Вкушая Павлову - страница 5
Но Шхине мало было одного любовника. Она родила сына и полюбила его. Они оба его любили, а он любил их. Они могли бы вечно наслаждаться этим духовным единством, но их погубило любопытство. Из тройственного союза родилась невеста для сына, и их стало четверо. Это дало нам четыре времени года, четыре стороны света, и вообще все общепринятые понятия. Но скоро их стало пятеро, и все они беспорядочно совокуплялись друг с другом. Отсюда наши пять чувств. Пять оказалось хорошим числом. Шестерка — уже не таким хорошим, ведь ее можно было разбить на две тройки или три двойки. Пошли ссоры, появились разделение, неверность, двойственность. С числом семь на горизонте снова замаячил идеал, что выразилось в семи музыкальных нотах. Квадрат и треугольник примирились в этих вздымающихся потных телах, в этом клубке оральных, анальных и вагинальных страстей. Но с появлением восьмерки, переплетшихся змей греческого кадуцея>{13}, все пошло наперекосяк.

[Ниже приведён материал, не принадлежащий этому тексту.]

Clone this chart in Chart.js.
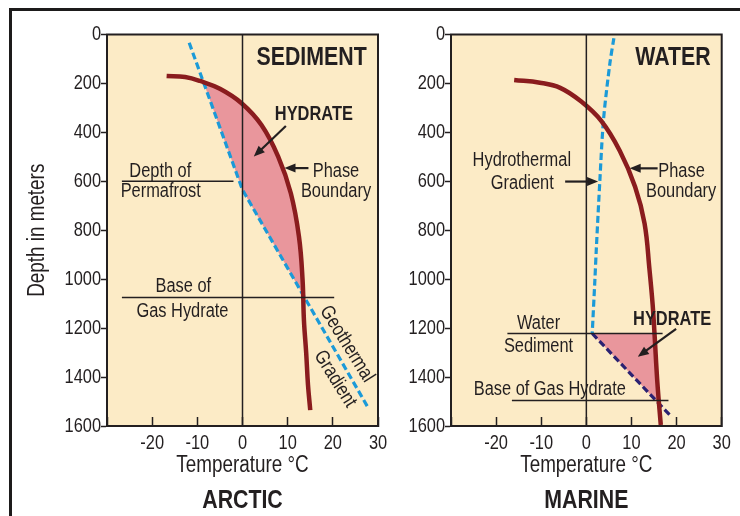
<!DOCTYPE html>
<html lang="en">
<head>
<meta charset="UTF-8">
<title>Gas hydrate stability - Arctic and Marine</title>
<style>
  body { margin: 0; background: #fff; }
  #frame { position: absolute; left: 9px; top: 8px; width: 760px; height: 540px;
           border-top: 3px solid #1d1b1b; border-left: 3px solid #1d1b1b; }
  #arctic { position: absolute; left: 0; top: 0; }
  #marine { position: absolute; left: 390px; top: 0; }
</style>
</head>
<body>
<div id="frame"></div>
<canvas id="arctic" width="390" height="516"></canvas>
<canvas id="marine" width="350" height="516"></canvas>

<script src="https://cdn.jsdelivr.net/npm/chart.js"></script>
<script>
// values: [temperature °C, depth m]
const tempTicks = [-30, -20, -10, 0, 10, 20, 30];
const depthTicks = [0, 200, 400, 600, 800, 1000, 1200, 1400, 1600];

// Arctic panel
const arcticPhase = [[-16.8, 170], [-12.7, 174], [-9.4, 190], [-5.0, 222], [-0.2, 281], [4.2, 370],
  [7.9, 499], [10.7, 649], [12.5, 826], [13.3, 1003], [13.6, 1167], [14.1, 1301], [14.5, 1432],
  [15, 1535]];
const arcticGeotherm = [[-11.8, 34], [0, 635], [27.9, 1528]];
const arcticPermafrost = [[-26.7, 600], [-2, 600]];
const arcticBase = [[-26.7, 1075], [20.3, 1075]];
const arcticHydrateTop = 196;
const arcticHydrateBase = 1075;

// Marine panel
const marinePhase = [[-16, 186], [-10.3, 197], [-5.8, 218], [-1.2, 273], [3.3, 353], [7.4, 475],
  [10.8, 622], [12.9, 772], [14.0, 962], [14.7, 1105], [15.1, 1220], [15.75, 1425], [16.5, 1596]];
const marineHydrotherm = [[6.1, 15], [5.2, 120], [3.8, 349], [3.0, 595], [2.2, 880], [1.9, 1000],
  [1.3, 1222]];
const marineSedGeotherm = [[1.3, 1222], [18.5, 1555]];
const marineSeafloor = [[-17.5, 1222], [16.9, 1222]];
const marineBase = [[-16.5, 1496], [18.2, 1496]];
const marineHydrateTop = 1222;
const marineHydrateBase = 1496;

const INK = '#231f20';
const PAPER = '#fcebc6';
const PHASE = '#8a1c1e';
const BLUE = '#1b9ad8';
const NAVY = '#2b2272';
const PINK = '#e9969c';
const FONT = '"Liberation Sans", Arial, sans-serif';
const NARROW = 0.82; // the figure is set in a condensed sans

const pts = arr => arr.map(([x, y]) => ({ x, y }));

// temperature of a curve at a given depth (linear between read points)
function tempAt(curve, depth) {
  for (let i = 0; i < curve.length - 1; i++) {
    const [x0, y0] = curve[i], [x1, y1] = curve[i + 1];
    if (depth >= y0 && depth <= y1) return x0 + (x1 - x0) * (depth - y0) / (y1 - y0);
  }
  return curve[curve.length - 1][0];
}

// closed outline of the hydrate zone between the phase boundary and a gradient
function hydrateZone(boundary, gradient, top, base) {
  const inside = p => p[1] > top && p[1] < base;
  return [
    [tempAt(boundary, top), top],
    ...boundary.filter(inside),
    [tempAt(boundary, base), base],
    [tempAt(gradient, base), base],
    ...gradient.filter(inside).reverse(),
    [tempAt(gradient, top), top]
  ];
}

// squeeze all text horizontally around its anchor
const condensed = {
  id: 'condensed',
  beforeInit(chart) {
    const ctx = chart.ctx;
    const fill = ctx.fillText.bind(ctx);
    ctx.fillText = function (text, x, y, maxWidth) {
      this.save();
      this.translate(x, y);
      this.scale(NARROW, 1);
      if (maxWidth !== undefined) fill(text, 0, 0, maxWidth / NARROW);
      else fill(text, 0, 0);
      this.restore();
    };
  }
};

const plotFrame = {
  id: 'plotFrame',
  beforeDraw(chart) {
    const { ctx, chartArea: a } = chart;
    ctx.save();
    ctx.fillStyle = PAPER;
    ctx.fillRect(a.left, a.top, a.width, a.height);
    ctx.restore();
  },
  afterDatasetsDraw(chart) {
    const { ctx, chartArea: a } = chart;
    ctx.save();
    ctx.strokeStyle = INK;
    ctx.lineWidth = 2;
    ctx.strokeRect(a.left, a.top, a.width, a.height);
    ctx.restore();
  }
};

const notes = {
  id: 'notes',
  afterDatasetsDraw(chart, args, opts) {
    const { ctx, scales: { x, y } } = chart;
    ctx.save();
    ctx.fillStyle = INK;
    ctx.strokeStyle = INK;
    (opts.labels || []).forEach(l => {
      ctx.font = (l.bold ? 'bold ' : '') + l.size + 'px ' + FONT;
      ctx.textAlign = 'center';
      ctx.textBaseline = l.rotate ? 'middle' : 'alphabetic';
      ctx.save();
      ctx.translate(x.getPixelForValue(l.at[0]), y.getPixelForValue(l.at[1]));
      if (l.rotate) ctx.rotate(l.rotate * Math.PI / 180);
      ctx.fillText(l.text, 0, 0);
      ctx.restore();
    });
    (opts.arrows || []).forEach(a => {
      const x0 = x.getPixelForValue(a.from[0]), y0 = y.getPixelForValue(a.from[1]);
      const x1 = x.getPixelForValue(a.to[0]), y1 = y.getPixelForValue(a.to[1]);
      const c = Math.cos(Math.atan2(y1 - y0, x1 - x0)), s = Math.sin(Math.atan2(y1 - y0, x1 - x0));
      ctx.lineWidth = 2.2;
      ctx.beginPath();
      ctx.moveTo(x0, y0);
      ctx.lineTo(x1 - 6 * c, y1 - 6 * s);
      ctx.stroke();
      ctx.beginPath();
      ctx.moveTo(x1, y1);
      ctx.lineTo(x1 - 11 * c + 4.5 * s, y1 - 11 * s - 4.5 * c);
      ctx.lineTo(x1 - 11 * c - 4.5 * s, y1 - 11 * s + 4.5 * c);
      ctx.closePath();
      ctx.fill();
    });
    ctx.restore();
  }
};

function thinLine(data) {
  return { data: pts(data), showLine: true, borderColor: INK, borderWidth: 1.5, pointRadius: 0, fill: false };
}

function makeChart(id, opt) {
  return new Chart(document.getElementById(id), {
    type: 'scatter',
    data: {
      datasets: [
        thinLine([[0, 0], [0, 1600]]),
        ...opt.rules.map(thinLine),
        { data: pts(opt.phase), showLine: true, borderColor: PHASE, borderWidth: 4.5,
          tension: 0.4, pointRadius: 0, fill: false, borderCapStyle: 'butt' },
        ...opt.gradients.map(g => ({ data: pts(g.data), showLine: true, borderColor: g.color,
          borderWidth: 3.2, borderDash: [7, 3.5], tension: g.tension || 0, pointRadius: 0, fill: false })),
        { data: pts(opt.zone), showLine: true, borderWidth: 0, borderColor: 'rgba(0,0,0,0)',
          backgroundColor: PINK, pointRadius: 0, fill: 'shape' }
      ]
    },
    options: {
      responsive: false,
      animation: false,
      events: [],
      layout: { padding: { left: 0, right: opt.padRight, top: 34.5, bottom: 0 } },
      scales: {
        x: {
          type: 'linear', min: -30, max: 30,
          afterBuildTicks: s => { s.ticks = tempTicks.map(v => ({ value: v })); },
          // fixed axis box; the end labels may hang over the plot edges
          afterFit: s => { s.height = 58.8; s.paddingLeft = 0; s.paddingRight = 0; },
          ticks: { color: INK, font: { family: FONT, size: 20 }, padding: 14, maxRotation: 0,
            autoSkip: false, callback: v => (v === -30 ? '' : String(v)) },
          grid: { drawOnChartArea: false, tickLength: -9, tickColor: INK, tickWidth: 1.5 },
          border: { color: INK, width: 2 },
          title: { display: true, text: 'Temperature °C', color: INK,
            font: { family: FONT, size: 23 }, padding: { top: 0, bottom: 5 } }
        },
        y: {
          type: 'linear', min: 0, max: 1600, reverse: true,
          afterBuildTicks: s => { s.ticks = depthTicks.map(v => ({ value: v })); },
          afterFit: s => { s.width = opt.yWidth; },
          ticks: { color: INK, font: { family: FONT, size: 20 }, padding: 0, autoSkip: false,
            callback: v => String(v) },
          grid: { drawOnChartArea: false, tickLength: 6, tickColor: INK, tickWidth: 1.5 },
          border: { color: INK, width: 2 },
          title: { display: !!opt.yTitle, text: opt.yTitle || '', color: INK,
            font: { family: FONT, size: 23 }, padding: { top: 24, bottom: 0 } }
        }
      },
      plugins: {
        legend: { display: false },
        tooltip: { enabled: false },
        // centred under the plot, not the whole canvas
        title: { display: true, position: 'bottom', fullSize: false, text: opt.title, color: INK,
          font: { family: FONT, size: 26, weight: 'bold' }, padding: 0 },
        notes: { labels: opt.labels, arrows: opt.arrows }
      }
    },
    plugins: [condensed, plotFrame, notes]
  });
}

makeChart('arctic', {
  title: 'ARCTIC',
  yTitle: 'Depth in meters',
  yWidth: 107,
  padRight: 12,
  phase: arcticPhase,
  gradients: [{ data: arcticGeotherm, color: BLUE }],
  rules: [arcticPermafrost, arcticBase],
  zone: hydrateZone(arcticPhase, arcticGeotherm, arcticHydrateTop, arcticHydrateBase),
  labels: [
    { text: 'SEDIMENT', at: [15.3, 125], size: 26, bold: true },
    { text: 'HYDRATE', at: [15.8, 349], size: 20, bold: true },
    { text: 'Depth of', at: [-18.2, 581], size: 20 },
    { text: 'Permafrost', at: [-18.1, 663], size: 20 },
    { text: 'Phase', at: [20.7, 581], size: 20 },
    { text: 'Boundary', at: [20.7, 665], size: 20 },
    { text: 'Base of', at: [-13.1, 1051], size: 20 },
    { text: 'Gas Hydrate', at: [-13.3, 1154], size: 20 },
    { text: 'Geothermal', at: [23.1, 1265], size: 20, rotate: 58 },
    { text: 'Gradient', at: [20.5, 1408], size: 20, rotate: 58 }
  ],
  arrows: [
    { from: [9.6, 374], to: [2.5, 499] },
    { from: [14.6, 546], to: [9.3, 546] }
  ]
});

makeChart('marine', {
  title: 'MARINE',
  yWidth: 61,
  padRight: 18.3,
  phase: marinePhase,
  gradients: [{ data: marineHydrotherm, color: BLUE, tension: 0.3 }, { data: marineSedGeotherm, color: NAVY }],
  rules: [marineSeafloor, marineBase],
  zone: hydrateZone(marinePhase, marineSedGeotherm, marineHydrateTop, marineHydrateBase),
  labels: [
    { text: 'WATER', at: [19.2, 125], size: 26, bold: true },
    { text: 'Hydrothermal', at: [-14.3, 539], size: 20 },
    { text: 'Gradient', at: [-14.2, 631], size: 20 },
    { text: 'Phase', at: [21.1, 581], size: 20 },
    { text: 'Boundary', at: [21.0, 665], size: 20 },
    { text: 'Water', at: [-10.6, 1203], size: 20 },
    { text: 'Sediment', at: [-10.6, 1297], size: 20 },
    { text: 'HYDRATE', at: [19.0, 1187], size: 20, bold: true },
    { text: 'Base of Gas Hydrate', at: [-8.1, 1475], size: 20 }
  ],
  arrows: [
    { from: [-4.7, 601], to: [2.6, 601] },
    { from: [15.8, 547], to: [9.6, 547] },
    { from: [19.9, 1203], to: [11.4, 1317] }
  ]
});
</script>
</body>
</html>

Мы, евреи, хотели остановиться на числе девять, которое, множась, воспроизводит себя простым сложением: 18, 27, 36 и т. д. Но Бог и Шхина совершили ошибку, не прислушавшись к мнению своего избранного народа. Число десять было приемлемым для зелотов>{14}, потому что единица символизировала Бога, а нуль (ничто) — Шхину. Но числа продолжали катиться все дальше и дальше, умножая хаос и зло. И теперь никто даже подступиться не может к определению количества безудержно сексуальных форм, которые мы без всяких на то оснований называем Святый Боже. Если хоть на секунду, говорит автор «Зохара», одна из этих форм пожелает выйти из союза, мир тут же рухнет и станет ничем.
Кажется, Моисей — единственный из всех человеческих существ — мельком увидел свидетельства сексуальности Бога, но Шхина купила его молчание, переспав с ним. Это случилось, когда Моисей перестал совокупляться с женой. Вряд ли его можно осуждать за такое решение.
Жаль, что я не разобрался во всем этом.
Признаюсь, я много раз говорил неправду или полуправду. Об одной книге, присланной мне кем-то, я сказал, что, по-моему, она написана на иврите. Тем самым я расписался в незнании этого языка. А между тем я досконально изучил его в юности, а мой отец, Иосиф, написал мне на иврите трогательное посвящение в день моего тридцатилетия.
Моя матушка Амалия говорила на вульгарной смеси идиша и немецкого. Они с отцом были местечковыми евреями из Галиции, восточными евреями, и мне трудно простить их за это.
Когда я умру, буду ли я хоть сколько-нибудь отличаться от тех, кого не было вовсе? Будет ли иметь хоть какое-то значение, что некогда я жил? Думаю, нет.
Не могу вспомнить, как мы покинули сад. Вот я уже в кабинете, окруженный мерцающими под светом лампы античными и египетскими статуэтками. Появляется Анна в халате, подходит к моей постели и подставляет мне ночной горшок, чтобы я помочился. Это очень болезненно и стыдно. Сейчас я иногда путаю явь и сон, но вот эту отвратительную явь осознаю даже слишком отчетливо.
Она спрашивает меня про боль. Боль.
Потом она снимает халат и забирается в свою постель. Тушит лампу. Хотел бы я знать, как эта темнота отличается от той, другой темноты.
Я все еще чувствую, что она наблюдает за мной. Анна-Мать. Анна-Антигона. Женщина за сорок.
У нее нет своей жизни — только моя. Бедная малютка Анна! Когда она была в Англии, я предупреждал ее, что Джонс — настоящий бабник, и глупейшим образом изводил себя, представляя, как они будут ездить на пикники. Но она вернулась влюбленная в сожительницу Джонса, Лоэ Канн! Бог ты мой! Я проводил курс с ними обеими и тоже ведь любил Лоэ. Она была жизнерадостным, очаровательным созданием. Я специально поехал то ли в Прагу, то ли в Будапешт на ее свадьбу — она выходила замуж за одного американца — и даже написал обо всем этом Джонсу. Я сказал, что мне он понравился, этот американец. Фамилия американца, помнится, тоже была Джонс.